После похорон отца его друзья задержались на несколько дней в Фусуне, они обсудили вопрос о моем будущем. По их совету и рекомендации я отправился в училище «Хвасоньисук» в середине июня 1926 года.
В это время в нашей стране проходила демонстрация 10 июня.
Это была массовая антияпонская демонстрация, организованная коммунистами, выступившими вновь на арену национально-освободительной борьбы после Первомартовского народного восстания.
Широко известно всему миру, что Первомартовское народное восстание явилось водоразделом в повороте национально-освободительной борьбы от националистического движения к коммунистическому. В восстании передовые люди до мозга костей убедились в том, что буржуазный национализм больше не может быть знаменем национально-освободительной борьбы, и среди них быстро росла тяга к новому идейному течению.
Благодаря их деятельности стал быстро распространяться марксизм-ленинизм.
В следующем году после Первомартовского народного восстания появилась в Сеуле профсоюзная организация под названием «Родон кончжехвэ» (Общество трудовой взаимопомощи —
С начала 20-х годов нашего столетия под их руководством активизировалась массовая борьба в защиту прав и интересов неимущих масс, против колониальной политики японского империализма. В 1921 году вспыхнула всеобщая забастовка пусанских портовых рабочих. Впоследствии рабочие поднимали одну за другой забастовки в таких промышленных центрах, как Сеул, Пхеньян. Инчхон, и в других многих районах страны. Под влиянием рабочего движения волна арендаторских конфликтов против японских крупных помещиков и злостных корейских помещиков охватила Намурийскую равнину в Чэрене и остров Амтхэ, повсеместно в стране вспыхивали забастовки учащейся молодежи под лозунгом борьбы против колониально-поработительского просвещения, за свободу образования.

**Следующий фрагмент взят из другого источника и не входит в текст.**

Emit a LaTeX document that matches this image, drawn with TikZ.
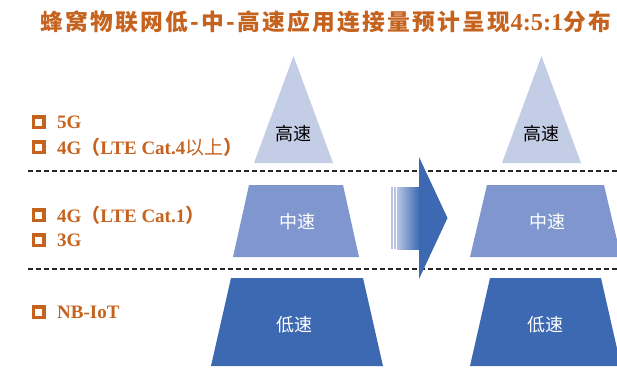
\documentclass[tikz,border=0pt]{standalone}
\usepackage{fontspec}
\setmainfont{Liberation Serif}
\newfontfamily\cjk{Noto Sans CJK SC}
\newfontfamily\cjksp[LetterSpace=10]{Noto Sans CJK SC}
\definecolor{torange}{RGB}{197,98,30}
\definecolor{hiblue}{RGB}{196,205,230}
\definecolor{midblue}{RGB}{127,150,207}
\definecolor{lowblue}{RGB}{61,104,178}
\definecolor{stripeblue}{RGB}{183,196,228}
\tikzset{
  sep/.style={dashed, dash pattern=on 5pt off 3pt, line width=1.1pt, black!85},
  chk/.style={fill=torange, minimum size=14pt, inner sep=0pt},
  chkin/.style={fill=white, minimum size=7pt, inner sep=0pt},
  lbl/.style={anchor=west, text=torange, font=\bfseries\fontsize{19}{22}\selectfont, inner sep=0pt},
  spd/.style={font=\cjk\fontsize{18}{21}\selectfont, inner sep=0pt},
}
\begin{document}
\begin{tikzpicture}[x=1pt,y=-1pt]
\useasboundingbox (0,0) rectangle (617,368);
% title
\node[anchor=west, text=torange, inner sep=0pt] (title) at (40,22)
  {\resizebox{571pt}{!}{\cjksp\bfseries\fontsize{20.5}{24}\selectfont 蜂窝物联网低-中-高速应用连接量预计呈现{\rmfamily\bfseries\fontsize{22}{24}\selectfont 4:5:1}分布}};
% separators
\coordinate (s1a) at (28,171); \coordinate (s1b) at (617,171);
\coordinate (s2a) at (28,269); \coordinate (s2b) at (617,269);
\draw[sep] (s1a) -- (s1b);
\draw[sep] (s2a) -- (s2b);
% left labels
\foreach \n/\y in {b1/122,b2/147,b3/215,b4/240,b5/312}{
  \node[chk] (\n) at (38.5,\y) {};
  \node[chkin] (\n i) at (\n) {};
}
\node[lbl] (l1) at (57,122) {5G};
\node[lbl] (l2) at (57,147) {4G{\cjk（}LTE Cat.4{\cjk\mdseries 以上}{\cjk）}};
\node[lbl] (l3) at (57,215) {4G{\cjk（}LTE Cat.1{\cjk）}};
\node[lbl] (l4) at (57,240) {3G};
\node[lbl] (l5) at (57,312) {NB-IoT};
% left pyramid
\fill[hiblue] (293.5,56) -- (333,163) -- (254,163) -- cycle;
\fill[midblue] (249,185) -- (343,185) -- (359,257) -- (233,257) -- cycle;
\fill[lowblue] (231,278) -- (363,278) -- (383,366) -- (211,366) -- cycle;
\node[spd, text=black] (lh) at (293,134) {高速};
\node[spd, text=white] (lm) at (297,222) {中速};
\node[spd, text=white] (ll) at (294,325) {低速};
% right pyramid
\fill[hiblue] (541.5,56) -- (581,163) -- (502,163) -- cycle;
\fill[midblue] (487,185) -- (604,185) -- (621,257) -- (470,257) -- cycle;
\fill[lowblue] (490,278) -- (601,278) -- (621,366) -- (470,366) -- cycle;
\node[spd, text=black] (rh) at (541,134) {高速};
\node[spd, text=white] (rm) at (547,222) {中速};
\node[spd, text=white] (rl) at (545,325) {低速};
% arrow
\fill[stripeblue] (391,187) rectangle (392.6,249);
\fill[stripeblue] (394,187) rectangle (395.6,249);
\shade[left color=stripeblue, right color=lowblue] (397,187) rectangle (419.5,249);
\fill[lowblue] (419,157) -- (447.5,218) -- (419,279) -- cycle;
\end{tikzpicture}
\end{document}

Японские империалисты, прикрыв «сабельный режим» фиговым листком «культурного управления», приобщали лишь несколько прояпонских элементов к участию в «Консультативном совете» при генерал-губернаторстве, чтобы делать вид, что поощряют участие корейцев в политической жизни, а под мишурной вывеской «свободного волеизъявления народа», разрешив выпуск лишь нескольких видов газет и журналов на корейском языке, громогласно заявляли, будто наступил какой-то период благоденствия, но наш народ, не поддаваясь их обману, продолжал борьбу против агрессоров.